S and R define the absolute configuration of the chirality center, and dextrorotatory (+) or levorotatory (-) is an experimental property of the compound. A compound with S configuration may be dextrorotatory (+) or levorotatory (-), the same for R configuration. For example, (S)-lactic acid is dextrorotatory (+), and its salt (S)-sodium lactate is levorotatory (-), as shown in Figure \(\PageIndex{3}\). Similarly, it is essential to note that the specific rotation varies with temperature. For example, (S)-aspartic acid is levorotatory at 20 \(^o\)C, but it is dextrorotatory at 100 \(^o\)C.
A solution of 3.00 g of table sugar (sucrose) dissolved in 100 mL of water, when placed in a 10.0 cm sample tube, shows \(\alpha\) = +1.99\(^o\) when the sodium D line is used at 20\(^o\). What is the specific rotation of succrose?
Solution
Given: Concentration = \(\frac{3.00\text{ g}}{100 \text{ mL}} = 0.03 \frac{g}{mL}\), \(\alpha\) = +1.99^o\), path lenght \(l = 10 \text { dm}\), \([\alpha]^{T}_{\lambda}\) = ?
Calculations:
\[[\alpha]^{T}_{\lambda} = \frac{\alpha (^o)}{l \text {(dm)}}\times {c (\frac{g}{mL})} = \frac{1.99^o}{10\text {dm}}\times {0.03 \frac{g}{mL}} = +66.3\nonumber \]
Enantiomeric excess
Enantiomers have equal specific rotation ( \([\alpha]^{T}_{\lambda}\)) but with opposite sign. Suppose d- isomer is 100%, its specific rotation is \([\alpha]^{T}_{\lambda}\). If \(x%\) l-isomer is in a mixture, it will cancel the activity of an equal amount of d-isomer, leaving \((100 -2x)\%\) enantiomeric excess (\(\%ee\)) of d-isomer, which will show the specific rotation of the mixture. The enantiomeric excess (\(\%ee\)) can be calculated by the following formula, provided \(x%\) of l-isomer is less than 50%.
\[\%ee = (100 -2x)\%= \frac{[\alpha]^{T}_{\lambda}\text{ (mixture)}}{[\alpha]^{T}_{\lambda}\text{ (pure)}}\times {100}\%\nonumber\]
,where \(x\)% is the enantiomer less than 50% and \([\alpha]^{T}_{\lambda}\text{ (pure)}\) is for the enantiomer more than 50% in the mixture. If the specific rotation of the mixture and the pure enantiomer are known, the above formula allows calculating the percentage composition of the mixture.

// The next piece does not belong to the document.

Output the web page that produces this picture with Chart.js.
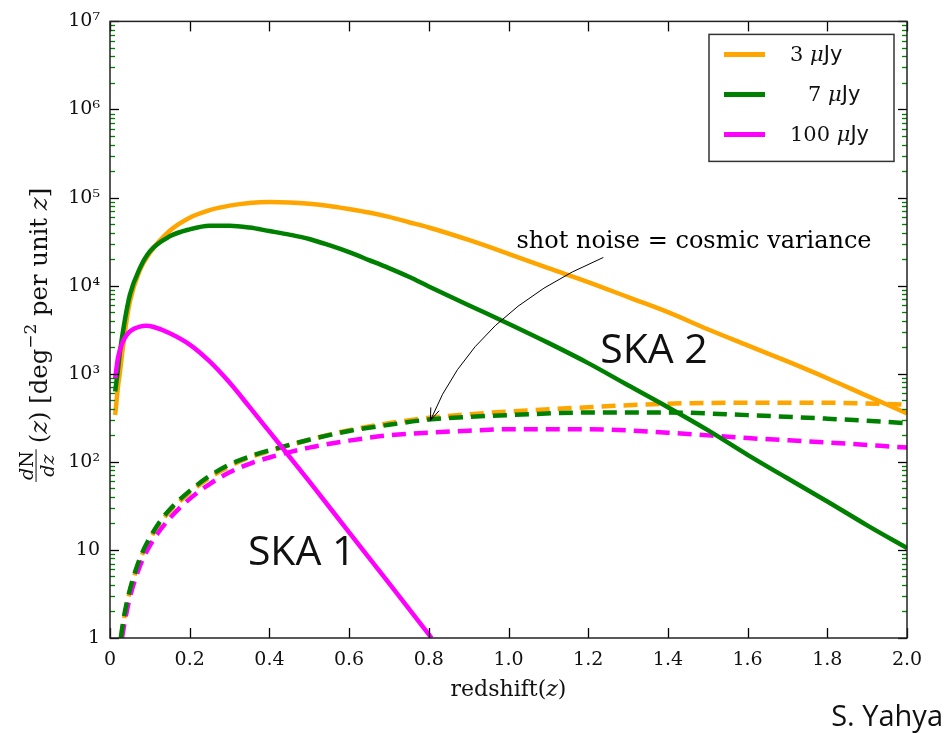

Mixing enantiomers diminishes the optical activity until it reaches a 50:50 mixture of enantiomers, which is optically inactive and referred to as a racemic mixture.

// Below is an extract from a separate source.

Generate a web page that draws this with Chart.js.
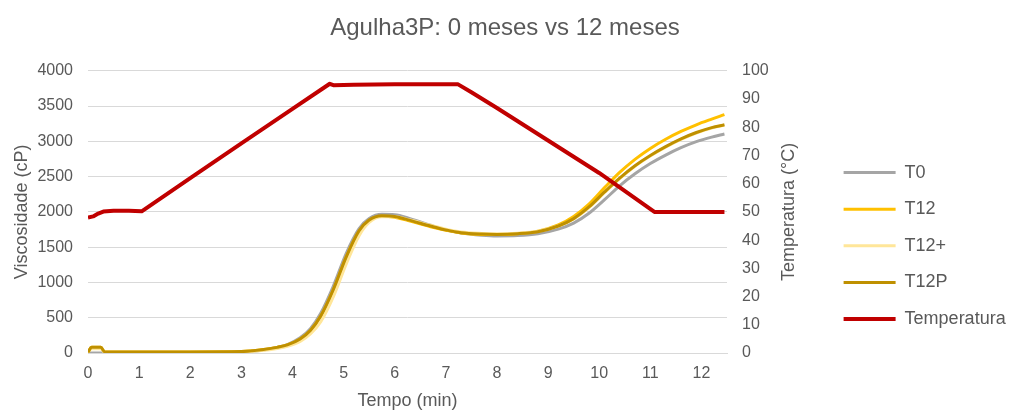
<!DOCTYPE html>
<html lang="pt">
<head>
<meta charset="utf-8">
<title>Agulha3P: 0 meses vs 12 meses</title>
<script src="https://cdn.jsdelivr.net/npm/chart.js@4.4.1/dist/chart.umd.min.js"></script>
<style>
  html, body { margin: 0; padding: 0; background: #fff; }
  #wrap { width: 1010px; height: 412px; }
</style>
</head>
<body>
<div id="wrap"><canvas id="grafico" width="1010" height="412"></canvas></div>
<script>
// Tempo (min) das leituras de viscosidade
const tempos = [0, 0.07, 0.25, 0.33, 1, 2, 3, 3.4, 3.7, 3.9, 4.15, 4.35, 4.55, 4.8, 5.05, 5.3, 5.5, 5.75, 6.0, 6.3, 6.7, 7.0, 7.3, 7.7, 8.0, 8.4, 8.8, 9.2, 9.5, 9.8, 10.1, 10.4, 10.7, 11.0, 11.3, 11.6, 11.9, 12.2, 12.45];

// Viscosidade (cP) de cada amostra
const viscT0 = [0, 0, 0, 5, 5, 8, 15, 40, 80, 120, 215, 345, 560, 950, 1410, 1760, 1905, 1965, 1960, 1905, 1810, 1745, 1700, 1670, 1660, 1665, 1690, 1755, 1840, 1980, 2170, 2370, 2540, 2685, 2805, 2910, 2995, 3060, 3105];
const viscT12 = [10, 80, 80, 15, 15, 15, 20, 45, 80, 115, 200, 320, 520, 900, 1360, 1725, 1880, 1940, 1925, 1870, 1790, 1740, 1700, 1680, 1678, 1690, 1725, 1815, 1935, 2110, 2340, 2560, 2745, 2900, 3030, 3140, 3235, 3315, 3378];
const viscT12mais = [10, 60, 60, 10, 10, 10, 15, 35, 65, 95, 165, 270, 440, 800, 1260, 1660, 1850, 1930, 1930, 1885, 1810, 1755, 1715, 1695, 1690, 1698, 1725, 1800, 1900, 2062, 2272, 2472, 2648, 2793, 2918, 3028, 3118, 3188, 3230];
const viscT12P = [10, 80, 80, 15, 15, 15, 20, 45, 80, 115, 200, 320, 520, 900, 1360, 1730, 1885, 1945, 1935, 1880, 1800, 1745, 1705, 1685, 1680, 1690, 1720, 1800, 1905, 2070, 2280, 2480, 2655, 2800, 2925, 3035, 3125, 3195, 3235];

// Perfil de temperatura (°C)
const temposTemp = [0, 0.1, 0.2, 0.3, 0.5, 0.8, 1.05, 2.0, 3.0, 4.0, 4.73, 4.8, 5.2, 6.0, 7.24, 7.5, 8.0, 9.0, 10.0, 11.08, 12.45];
const temperatura = [48, 48.4, 49.4, 50.1, 50.4, 50.4, 50.2, 62, 74.3, 86.5, 95.4, 94.9, 95.1, 95.2, 95.2, 92.4, 86.8, 75.3, 63.8, 50, 50];

const cinzaTexto = '#595959';
const fonte = '"Liberation Sans", Arial, sans-serif';

Chart.defaults.font.family = fonte;
Chart.defaults.color = cinzaTexto;

function pares(xs, ys) {
    return xs.map((x, i) => ({ x: x, y: ys[i] }));
}

function serie(nome, dados, cor, largura, ordem, eixo, suave) {
    return {
        label: nome,
        data: dados,
        borderColor: cor,
        backgroundColor: cor,
        borderWidth: largura,
        pointRadius: 0,
        cubicInterpolationMode: suave ? 'monotone' : 'default',
        tension: 0,
        borderJoinStyle: 'round',
        fill: false,
        order: ordem,
        yAxisID: eixo
    };
}

// Título do eixo da direita, lido de baixo para cima
const tituloDireita = {
    id: 'tituloDireita',
    afterDraw(chart) {
        const ctx = chart.ctx;
        ctx.save();
        ctx.translate(789, (chart.chartArea.top + chart.chartArea.bottom) / 2);
        ctx.rotate(-Math.PI / 2);
        ctx.font = '18px ' + fonte;
        ctx.fillStyle = cinzaTexto;
        ctx.textAlign = 'center';
        ctx.textBaseline = 'middle';
        ctx.fillText('Temperatura (°C)', 0, 0);
        ctx.restore();
    }
};

const ctx = document.getElementById('grafico').getContext('2d');
const grafico = new Chart(ctx, {
    type: 'line',
    data: {
        datasets: [
            serie('T0', pares(tempos, viscT0), '#A5A5A5', 3, 5, 'y', true),
            serie('T12', pares(tempos, viscT12), '#FFC000', 3, 4, 'y', true),
            serie('T12+', pares(tempos, viscT12mais), '#FFE699', 3, 3, 'y', true),
            serie('T12P', pares(tempos, viscT12P), '#BF9000', 3, 2, 'y', true),
            serie('Temperatura', pares(temposTemp, temperatura), '#C00000', 4, 1, 'y1', false)
        ]
    },
    options: {
        responsive: false,
        animation: false,
        layout: { padding: 0 },
        plugins: {
            title: {
                display: true,
                text: 'Agulha3P: 0 meses vs 12 meses',
                color: cinzaTexto,
                font: { size: 24, weight: 'normal' },
                padding: { top: 14, bottom: 28 }
            },
            legend: {
                position: 'right',
                align: 'start',
                maxWidth: 185,
                title: { display: true, text: '', font: { size: 10 }, padding: { top: 133, bottom: 0 } },
                labels: {
                    usePointStyle: true,
                    pointStyle: 'line',
                    pointStyleWidth: 52,
                    padding: 18.6,
                    color: cinzaTexto,
                    font: { size: 18 },
                    sort: (a, b) => a.datasetIndex - b.datasetIndex
                }
            },
            tooltip: { enabled: false }
        },
        scales: {
            x: {
                type: 'linear',
                min: 0,
                max: 12.5,
                afterFit: (eixo) => { eixo.height = 59; },
                grid: { display: false },
                border: { display: true, color: '#D9D9D9', width: 1 },
                ticks: { stepSize: 1, includeBounds: false, maxRotation: 0, padding: 3, font: { size: 16 }, color: cinzaTexto },
                title: { display: true, text: 'Tempo (min)', font: { size: 18 }, color: cinzaTexto, padding: { top: 0, bottom: 0 } }
            },
            y: {
                position: 'left',
                min: 0,
                max: 4000,
                afterFit: (eixo) => { eixo.width = 88; },
                grid: { color: '#D9D9D9', lineWidth: 1, drawTicks: false },
                border: { display: false },
                ticks: { stepSize: 500, padding: 15, font: { size: 16 }, color: cinzaTexto, callback: (v) => String(v) },
                title: { display: true, text: 'Viscosidade (cP)', font: { size: 18 }, color: cinzaTexto, padding: { top: 11, bottom: 0 } }
            },
            y1: {
                position: 'right',
                min: 0,
                max: 100,
                afterFit: (eixo) => { eixo.width = 98; },
                grid: { display: false, drawTicks: false },
                border: { display: false },
                ticks: { stepSize: 10, padding: 15, font: { size: 16 }, color: cinzaTexto, callback: (v) => String(v) }
            }
        }
    },
    plugins: [tituloDireita]
});
</script>
</body>
</html>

(+)-butan-2-ol has \([\alpha]^{25}_{D}\) +13.52\(^o\). Suppose a mixture of + and - enantiomers of butan-2-ol shows specific rotation of +10.0\(^o\), what is the enantiomeric excess of (+)-butan-2-ol, and what is the percentage composition of the mixture with respect to (+) and (-)butan-2-ol?
Solution
Given: \([\alpha]^{T}_{\lambda}\text{ ((+)-butan-2-ol)} = +13.52^o\), \([\alpha]^{T}_{\lambda}\text{ (mixture)} = +10.0^o\), enantiomeric excess of enantiomeric excess of (+)-butan-2-ol (\(\%ee\) = ?, %(-)-butan-2-ol = ? %(+)-butan-2-ol = ?
Calculations:
\[\%ee = (100 -2\text{((-)-butan-2-ol)}\%= \frac{[\alpha]^{T}_{\lambda}\text{ (mixture)}}{[\alpha]^{T}_{\lambda}\text{ (pure (+)-butan-2-ol)}}\times {100}\% = \frac{10.0\text{^o}}{13.52\text{\^o}}\times {100}\% = 74.0\% \nonumber\]
\[(100 -2(\text{(-)-butan-2-ol)}\%=74.0\% \implies \text{(-)-butan-2-ol)}\% = \frac{74.0-100}{-2} = 13\% \nonumber\]
\[\text{(+)-butan-2-ol)}\% = (100\% - \text{(-)-butan-2-ol)}\%) = 100\% - 13\% = 87\%\nonumber\]